Tactical Observations & Risks in Litigation
-
It is common in UM litigation to demand production of the original selection / rejection forms (with metadata, timestamps, electronic signature audit trails) to assess whether the writing was contemporaneous, clear, and made by the insured.
-
Insurers often rely on standard “check-the-box” UM rejection forms; those must be audited carefully. If the insured’s initials or signature blocks are omitted, inconsistent, or obscure, the insurer’s proof may be deficient.
-
In modern practice, the use of electronic or e-signature rejection forms increases the risk of challenges, particularly if audit logs cannot confirm who, when, and how the rejection was made.
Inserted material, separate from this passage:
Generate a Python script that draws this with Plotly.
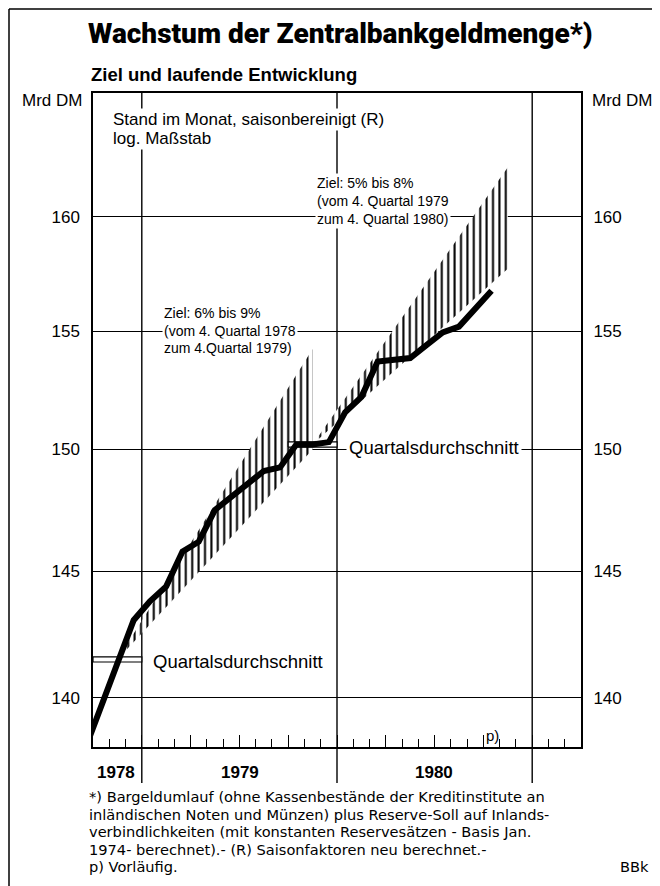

The Hankins summary judgment case is an example of such a dispute over an electronic signature.
-
In drafting or auditing UM selection forms, it’s safe practice to include:
-
A clear, plain-language explanation of each option (e.g. “added-on,” “reduced-by,” reject entirely).
-
The default rule (i.e. absent selection, UM equals liability limits).
-
Consequences (e.g. cost difference, reduction of recovery, premium impact).
-
A space for insured initials or signature next to each option.
-
Date and cross-reference to the policy and declarations.
-
For renewals, a notice that previously selected options will continue unless changed.
-
-
If an insurer cannot show an adequate written rejection, it may be forced to pay UM coverage at liability limits, which can change exposure significantly.